** START Provided data **

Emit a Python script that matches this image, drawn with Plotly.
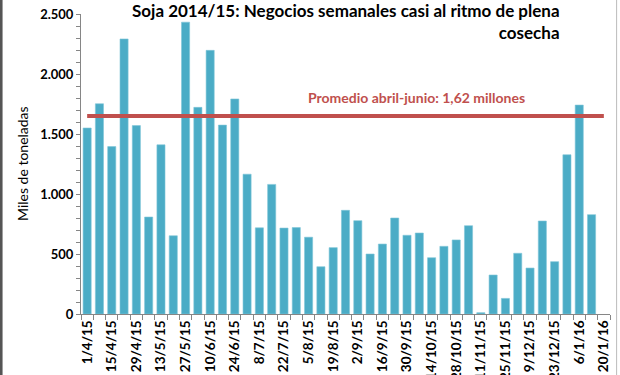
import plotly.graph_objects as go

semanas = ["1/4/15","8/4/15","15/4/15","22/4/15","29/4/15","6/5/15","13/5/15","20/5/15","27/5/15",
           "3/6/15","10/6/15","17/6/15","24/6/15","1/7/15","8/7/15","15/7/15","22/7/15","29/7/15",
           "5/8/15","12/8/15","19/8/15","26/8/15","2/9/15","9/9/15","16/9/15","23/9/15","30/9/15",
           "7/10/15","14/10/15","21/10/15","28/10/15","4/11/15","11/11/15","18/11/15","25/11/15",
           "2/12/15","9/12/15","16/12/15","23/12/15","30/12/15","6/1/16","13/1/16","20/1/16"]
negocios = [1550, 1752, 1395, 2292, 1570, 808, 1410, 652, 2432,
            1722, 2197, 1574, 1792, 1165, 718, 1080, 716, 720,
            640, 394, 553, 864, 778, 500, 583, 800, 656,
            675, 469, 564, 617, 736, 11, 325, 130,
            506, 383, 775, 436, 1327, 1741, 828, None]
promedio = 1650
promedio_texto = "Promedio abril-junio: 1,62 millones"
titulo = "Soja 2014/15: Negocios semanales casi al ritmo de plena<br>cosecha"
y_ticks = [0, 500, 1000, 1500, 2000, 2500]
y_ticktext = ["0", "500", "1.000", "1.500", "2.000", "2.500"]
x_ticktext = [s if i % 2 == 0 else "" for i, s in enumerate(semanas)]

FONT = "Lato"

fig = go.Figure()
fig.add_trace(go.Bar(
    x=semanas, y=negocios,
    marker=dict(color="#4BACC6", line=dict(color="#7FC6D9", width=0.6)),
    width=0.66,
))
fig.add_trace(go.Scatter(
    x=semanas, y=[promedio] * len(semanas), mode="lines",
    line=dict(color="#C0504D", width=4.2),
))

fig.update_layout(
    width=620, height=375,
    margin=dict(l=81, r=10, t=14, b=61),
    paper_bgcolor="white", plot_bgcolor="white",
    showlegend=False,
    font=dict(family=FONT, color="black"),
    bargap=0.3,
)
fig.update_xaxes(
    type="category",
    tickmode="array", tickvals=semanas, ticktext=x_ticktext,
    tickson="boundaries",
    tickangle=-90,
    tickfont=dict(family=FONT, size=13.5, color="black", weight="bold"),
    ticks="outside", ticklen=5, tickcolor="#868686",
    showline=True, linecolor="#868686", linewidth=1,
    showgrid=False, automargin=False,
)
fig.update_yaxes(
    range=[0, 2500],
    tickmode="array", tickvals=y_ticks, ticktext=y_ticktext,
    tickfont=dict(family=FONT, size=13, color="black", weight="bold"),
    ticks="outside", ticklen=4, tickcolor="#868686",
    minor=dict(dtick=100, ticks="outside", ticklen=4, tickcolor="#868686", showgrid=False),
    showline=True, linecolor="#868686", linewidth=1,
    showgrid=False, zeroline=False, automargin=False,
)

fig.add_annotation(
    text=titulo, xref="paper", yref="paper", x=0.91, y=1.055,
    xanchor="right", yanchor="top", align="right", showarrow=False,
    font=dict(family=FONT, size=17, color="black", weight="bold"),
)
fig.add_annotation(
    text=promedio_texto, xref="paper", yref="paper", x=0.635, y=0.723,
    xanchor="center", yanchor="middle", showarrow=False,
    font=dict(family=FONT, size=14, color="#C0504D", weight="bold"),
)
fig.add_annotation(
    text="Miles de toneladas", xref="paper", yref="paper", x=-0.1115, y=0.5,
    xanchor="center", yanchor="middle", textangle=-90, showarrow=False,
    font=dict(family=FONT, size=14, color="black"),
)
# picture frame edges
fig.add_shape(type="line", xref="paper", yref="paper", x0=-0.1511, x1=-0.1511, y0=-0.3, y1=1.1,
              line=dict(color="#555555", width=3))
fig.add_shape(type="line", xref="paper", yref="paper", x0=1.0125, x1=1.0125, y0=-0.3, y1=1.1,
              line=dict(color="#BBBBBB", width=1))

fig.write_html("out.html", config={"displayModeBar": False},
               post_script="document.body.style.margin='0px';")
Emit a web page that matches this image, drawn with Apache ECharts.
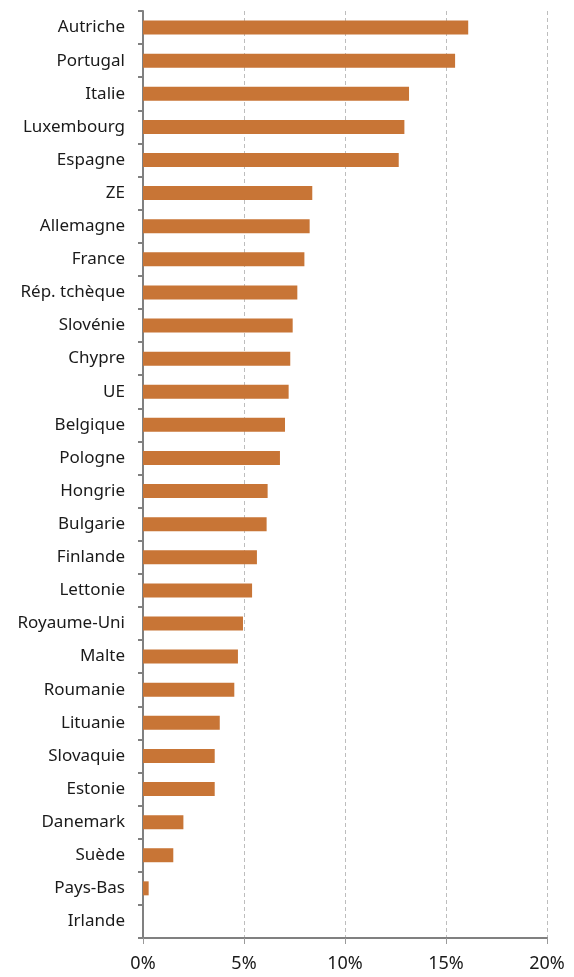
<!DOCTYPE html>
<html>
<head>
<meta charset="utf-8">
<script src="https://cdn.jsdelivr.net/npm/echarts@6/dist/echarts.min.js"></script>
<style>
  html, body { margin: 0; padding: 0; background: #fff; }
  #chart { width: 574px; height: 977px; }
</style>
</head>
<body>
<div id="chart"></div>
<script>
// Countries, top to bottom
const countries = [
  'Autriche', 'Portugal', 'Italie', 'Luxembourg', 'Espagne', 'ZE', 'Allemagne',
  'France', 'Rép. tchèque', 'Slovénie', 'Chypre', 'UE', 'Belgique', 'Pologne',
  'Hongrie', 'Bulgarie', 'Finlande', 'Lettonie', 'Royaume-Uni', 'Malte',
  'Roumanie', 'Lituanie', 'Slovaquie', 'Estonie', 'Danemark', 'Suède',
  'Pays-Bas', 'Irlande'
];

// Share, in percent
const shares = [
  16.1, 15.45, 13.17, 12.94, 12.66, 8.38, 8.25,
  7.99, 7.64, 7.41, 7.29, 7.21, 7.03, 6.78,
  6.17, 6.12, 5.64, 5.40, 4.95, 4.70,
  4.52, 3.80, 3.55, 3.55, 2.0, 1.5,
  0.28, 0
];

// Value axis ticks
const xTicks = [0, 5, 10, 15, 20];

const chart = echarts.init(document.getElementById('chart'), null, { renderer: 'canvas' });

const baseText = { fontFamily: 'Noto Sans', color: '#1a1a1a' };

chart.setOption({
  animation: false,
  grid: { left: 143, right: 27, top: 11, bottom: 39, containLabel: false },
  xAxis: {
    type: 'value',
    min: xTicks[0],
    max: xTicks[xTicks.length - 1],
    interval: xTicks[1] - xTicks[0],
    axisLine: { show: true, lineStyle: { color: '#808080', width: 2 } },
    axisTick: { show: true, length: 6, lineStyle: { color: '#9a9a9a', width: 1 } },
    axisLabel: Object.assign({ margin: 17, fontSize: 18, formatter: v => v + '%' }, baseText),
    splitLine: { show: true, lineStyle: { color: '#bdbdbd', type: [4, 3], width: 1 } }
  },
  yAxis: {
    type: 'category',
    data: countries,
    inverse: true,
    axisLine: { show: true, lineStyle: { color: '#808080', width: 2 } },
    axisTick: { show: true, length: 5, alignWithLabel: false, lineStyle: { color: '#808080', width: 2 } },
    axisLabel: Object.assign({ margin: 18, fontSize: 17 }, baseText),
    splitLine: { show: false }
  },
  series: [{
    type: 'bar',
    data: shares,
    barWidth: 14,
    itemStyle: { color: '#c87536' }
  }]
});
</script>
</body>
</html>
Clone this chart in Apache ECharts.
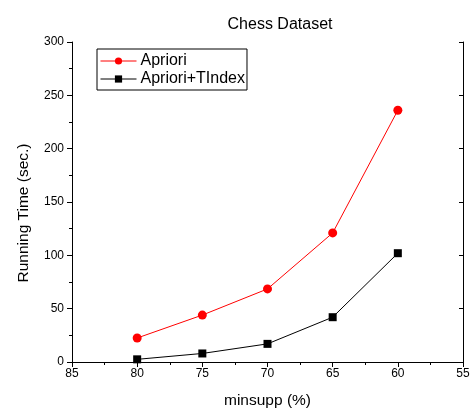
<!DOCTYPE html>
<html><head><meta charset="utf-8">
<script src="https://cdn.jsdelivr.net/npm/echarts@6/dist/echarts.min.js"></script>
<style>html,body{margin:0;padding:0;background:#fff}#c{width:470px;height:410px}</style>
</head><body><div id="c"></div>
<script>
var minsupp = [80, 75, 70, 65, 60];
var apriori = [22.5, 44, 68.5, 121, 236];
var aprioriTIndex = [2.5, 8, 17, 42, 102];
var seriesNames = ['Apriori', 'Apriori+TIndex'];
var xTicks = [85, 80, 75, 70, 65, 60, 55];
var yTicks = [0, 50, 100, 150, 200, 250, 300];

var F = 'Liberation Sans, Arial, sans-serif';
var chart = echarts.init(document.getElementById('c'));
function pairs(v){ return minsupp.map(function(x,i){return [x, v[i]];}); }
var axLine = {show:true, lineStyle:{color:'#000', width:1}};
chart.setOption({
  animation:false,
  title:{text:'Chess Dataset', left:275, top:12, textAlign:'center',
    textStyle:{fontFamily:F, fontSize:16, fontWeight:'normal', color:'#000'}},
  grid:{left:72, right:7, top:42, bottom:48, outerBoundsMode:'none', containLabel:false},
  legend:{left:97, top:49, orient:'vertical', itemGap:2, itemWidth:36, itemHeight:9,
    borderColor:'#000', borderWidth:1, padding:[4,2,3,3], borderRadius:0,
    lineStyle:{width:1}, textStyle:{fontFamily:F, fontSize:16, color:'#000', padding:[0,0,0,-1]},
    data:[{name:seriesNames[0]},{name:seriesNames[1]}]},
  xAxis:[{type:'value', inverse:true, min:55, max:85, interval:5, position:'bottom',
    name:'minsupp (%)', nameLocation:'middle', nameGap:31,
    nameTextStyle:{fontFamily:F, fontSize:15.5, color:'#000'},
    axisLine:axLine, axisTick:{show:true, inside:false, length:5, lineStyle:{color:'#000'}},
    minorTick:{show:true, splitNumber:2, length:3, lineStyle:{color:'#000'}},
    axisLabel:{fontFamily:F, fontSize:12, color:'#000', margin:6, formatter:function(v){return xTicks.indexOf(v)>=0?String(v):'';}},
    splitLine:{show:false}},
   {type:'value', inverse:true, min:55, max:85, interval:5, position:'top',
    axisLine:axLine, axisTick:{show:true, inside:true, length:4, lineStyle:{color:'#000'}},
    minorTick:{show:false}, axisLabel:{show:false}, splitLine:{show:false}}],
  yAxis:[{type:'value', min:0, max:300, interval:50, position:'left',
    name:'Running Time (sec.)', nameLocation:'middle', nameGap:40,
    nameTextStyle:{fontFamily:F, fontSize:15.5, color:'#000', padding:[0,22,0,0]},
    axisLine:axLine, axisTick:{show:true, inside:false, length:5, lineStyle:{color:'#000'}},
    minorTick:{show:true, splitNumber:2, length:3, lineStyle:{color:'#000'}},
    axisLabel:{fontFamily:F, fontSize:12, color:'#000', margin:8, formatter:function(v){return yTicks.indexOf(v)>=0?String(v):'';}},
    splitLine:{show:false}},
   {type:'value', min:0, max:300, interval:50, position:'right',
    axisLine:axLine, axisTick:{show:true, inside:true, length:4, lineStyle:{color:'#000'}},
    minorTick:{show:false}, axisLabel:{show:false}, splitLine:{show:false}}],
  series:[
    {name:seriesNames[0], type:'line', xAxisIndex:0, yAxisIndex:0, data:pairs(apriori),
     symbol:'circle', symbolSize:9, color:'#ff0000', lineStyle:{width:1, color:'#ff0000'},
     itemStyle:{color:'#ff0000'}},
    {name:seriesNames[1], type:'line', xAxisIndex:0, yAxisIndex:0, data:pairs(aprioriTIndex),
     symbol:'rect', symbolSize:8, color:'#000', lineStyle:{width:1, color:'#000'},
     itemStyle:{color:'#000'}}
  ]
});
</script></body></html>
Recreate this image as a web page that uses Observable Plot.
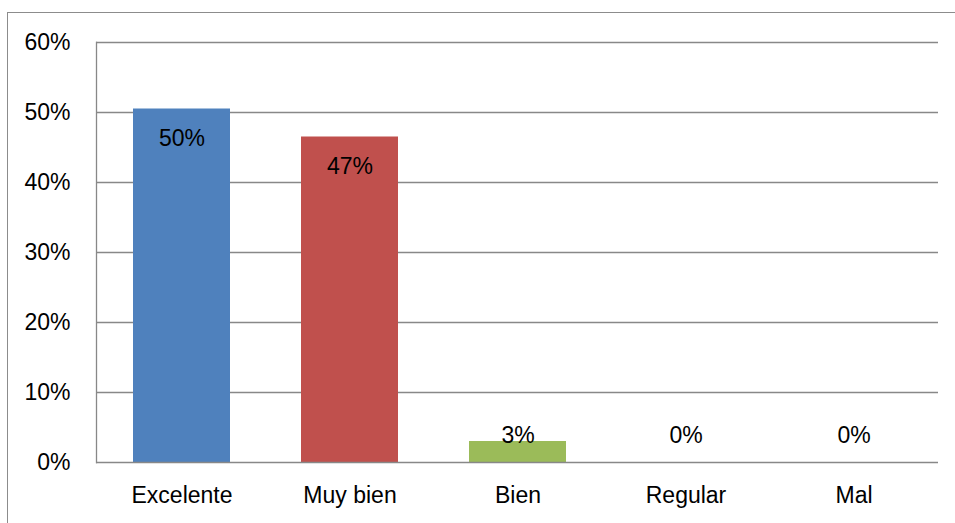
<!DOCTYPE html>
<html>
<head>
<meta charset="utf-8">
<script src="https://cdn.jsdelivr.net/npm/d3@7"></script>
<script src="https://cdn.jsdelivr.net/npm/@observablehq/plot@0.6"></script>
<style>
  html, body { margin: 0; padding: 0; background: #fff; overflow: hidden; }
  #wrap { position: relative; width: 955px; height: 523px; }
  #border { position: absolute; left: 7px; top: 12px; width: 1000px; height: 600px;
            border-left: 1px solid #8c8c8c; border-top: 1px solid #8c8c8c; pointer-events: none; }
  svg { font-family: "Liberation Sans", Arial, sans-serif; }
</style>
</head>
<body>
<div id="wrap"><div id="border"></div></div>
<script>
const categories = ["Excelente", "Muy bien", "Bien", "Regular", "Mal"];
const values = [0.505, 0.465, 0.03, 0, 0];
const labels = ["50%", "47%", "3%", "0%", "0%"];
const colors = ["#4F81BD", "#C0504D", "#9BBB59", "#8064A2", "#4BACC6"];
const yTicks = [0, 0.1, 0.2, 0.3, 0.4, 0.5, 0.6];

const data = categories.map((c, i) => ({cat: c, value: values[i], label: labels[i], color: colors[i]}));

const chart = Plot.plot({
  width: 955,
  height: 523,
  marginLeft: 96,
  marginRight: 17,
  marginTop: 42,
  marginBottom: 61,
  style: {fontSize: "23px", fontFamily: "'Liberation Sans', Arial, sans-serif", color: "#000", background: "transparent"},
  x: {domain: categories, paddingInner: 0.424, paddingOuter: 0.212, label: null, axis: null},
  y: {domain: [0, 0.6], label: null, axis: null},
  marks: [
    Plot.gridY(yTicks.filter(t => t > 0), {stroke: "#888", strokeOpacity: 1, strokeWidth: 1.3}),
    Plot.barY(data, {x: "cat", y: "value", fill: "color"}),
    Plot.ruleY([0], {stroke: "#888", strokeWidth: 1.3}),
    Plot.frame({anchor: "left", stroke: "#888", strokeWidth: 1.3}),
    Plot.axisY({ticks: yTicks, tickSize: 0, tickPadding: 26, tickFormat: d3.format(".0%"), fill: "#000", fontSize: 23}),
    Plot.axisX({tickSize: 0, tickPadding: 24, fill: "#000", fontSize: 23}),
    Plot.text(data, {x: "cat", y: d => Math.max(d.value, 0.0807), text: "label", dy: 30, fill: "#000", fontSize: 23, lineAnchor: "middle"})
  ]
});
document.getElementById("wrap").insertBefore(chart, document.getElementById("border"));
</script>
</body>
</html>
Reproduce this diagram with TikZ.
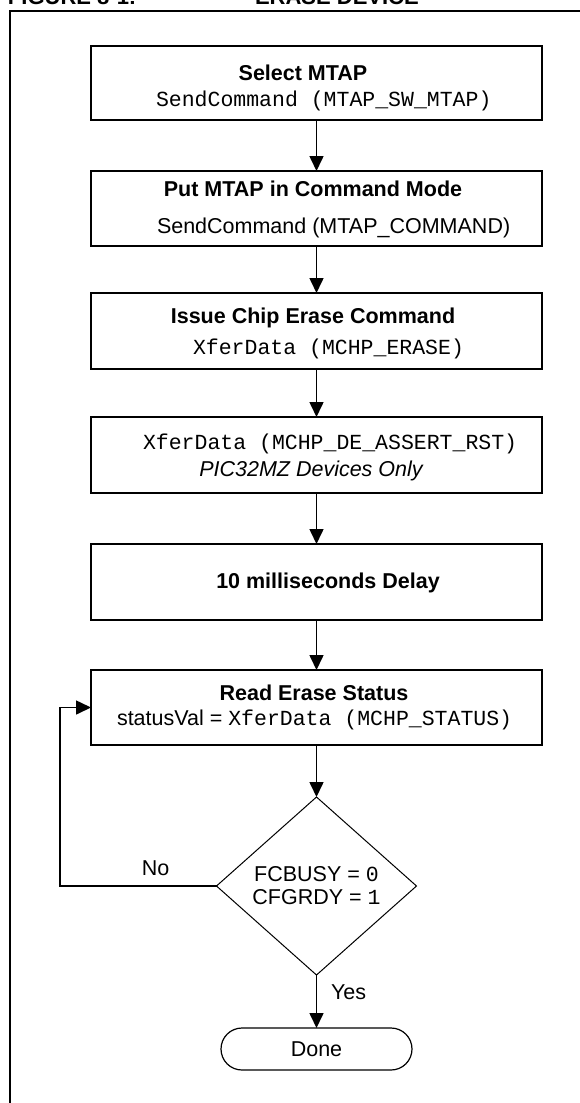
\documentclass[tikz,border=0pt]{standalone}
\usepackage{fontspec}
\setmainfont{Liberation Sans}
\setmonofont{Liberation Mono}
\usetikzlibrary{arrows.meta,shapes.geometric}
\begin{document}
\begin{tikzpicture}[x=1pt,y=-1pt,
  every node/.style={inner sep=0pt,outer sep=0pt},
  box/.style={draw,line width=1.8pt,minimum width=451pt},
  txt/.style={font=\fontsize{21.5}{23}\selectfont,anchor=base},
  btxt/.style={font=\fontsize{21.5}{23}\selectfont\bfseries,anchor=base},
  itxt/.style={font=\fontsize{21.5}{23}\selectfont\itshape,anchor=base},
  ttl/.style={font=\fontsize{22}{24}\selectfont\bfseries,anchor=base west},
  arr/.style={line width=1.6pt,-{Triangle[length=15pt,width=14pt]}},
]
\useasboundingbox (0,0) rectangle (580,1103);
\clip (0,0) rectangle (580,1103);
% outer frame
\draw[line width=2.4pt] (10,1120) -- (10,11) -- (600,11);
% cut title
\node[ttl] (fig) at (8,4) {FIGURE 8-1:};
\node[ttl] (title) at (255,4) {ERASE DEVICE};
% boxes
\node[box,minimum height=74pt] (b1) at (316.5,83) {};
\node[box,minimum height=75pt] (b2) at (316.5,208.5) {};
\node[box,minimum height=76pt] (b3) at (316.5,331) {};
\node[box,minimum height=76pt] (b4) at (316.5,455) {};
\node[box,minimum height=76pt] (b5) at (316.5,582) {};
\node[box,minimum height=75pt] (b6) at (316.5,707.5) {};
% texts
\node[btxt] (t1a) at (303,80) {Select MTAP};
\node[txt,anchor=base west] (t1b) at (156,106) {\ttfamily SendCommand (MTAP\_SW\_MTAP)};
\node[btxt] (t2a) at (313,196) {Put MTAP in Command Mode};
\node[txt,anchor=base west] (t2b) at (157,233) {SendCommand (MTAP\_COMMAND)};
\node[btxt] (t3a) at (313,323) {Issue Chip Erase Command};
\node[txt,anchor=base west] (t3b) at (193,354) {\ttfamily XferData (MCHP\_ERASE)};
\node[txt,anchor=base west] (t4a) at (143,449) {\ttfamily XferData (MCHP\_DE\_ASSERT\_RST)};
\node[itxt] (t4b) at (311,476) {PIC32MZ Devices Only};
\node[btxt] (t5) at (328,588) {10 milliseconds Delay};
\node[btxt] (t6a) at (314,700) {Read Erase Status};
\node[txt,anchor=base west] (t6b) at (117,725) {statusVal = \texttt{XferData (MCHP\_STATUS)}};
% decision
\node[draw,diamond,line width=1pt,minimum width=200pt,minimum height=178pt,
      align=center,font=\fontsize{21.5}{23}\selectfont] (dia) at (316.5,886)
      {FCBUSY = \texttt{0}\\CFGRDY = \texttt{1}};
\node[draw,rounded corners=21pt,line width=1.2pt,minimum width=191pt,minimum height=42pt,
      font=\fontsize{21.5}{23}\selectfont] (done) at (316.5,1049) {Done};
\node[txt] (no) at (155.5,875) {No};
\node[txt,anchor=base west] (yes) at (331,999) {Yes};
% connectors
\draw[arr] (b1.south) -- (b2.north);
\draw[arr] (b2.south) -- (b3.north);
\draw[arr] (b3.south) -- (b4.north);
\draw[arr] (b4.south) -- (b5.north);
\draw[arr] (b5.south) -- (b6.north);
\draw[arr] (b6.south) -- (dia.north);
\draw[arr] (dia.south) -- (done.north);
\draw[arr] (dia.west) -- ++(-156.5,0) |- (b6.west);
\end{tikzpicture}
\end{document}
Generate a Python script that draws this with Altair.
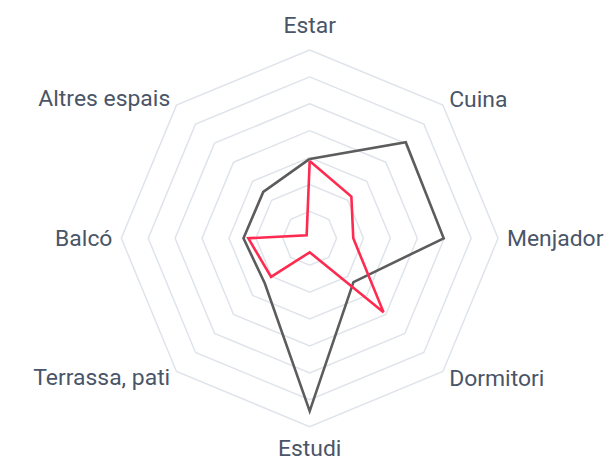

** END Provided data **

Problem description.
Begin at the first line of the entries above and return each line exactly, stopping after the line that contains "import plotly.graph_objects as go". Pictures do not belong in the copy.

Solution to this exercise.
Emit a Python script that matches this image, drawn with Plotly.
import plotly.graph_objects as go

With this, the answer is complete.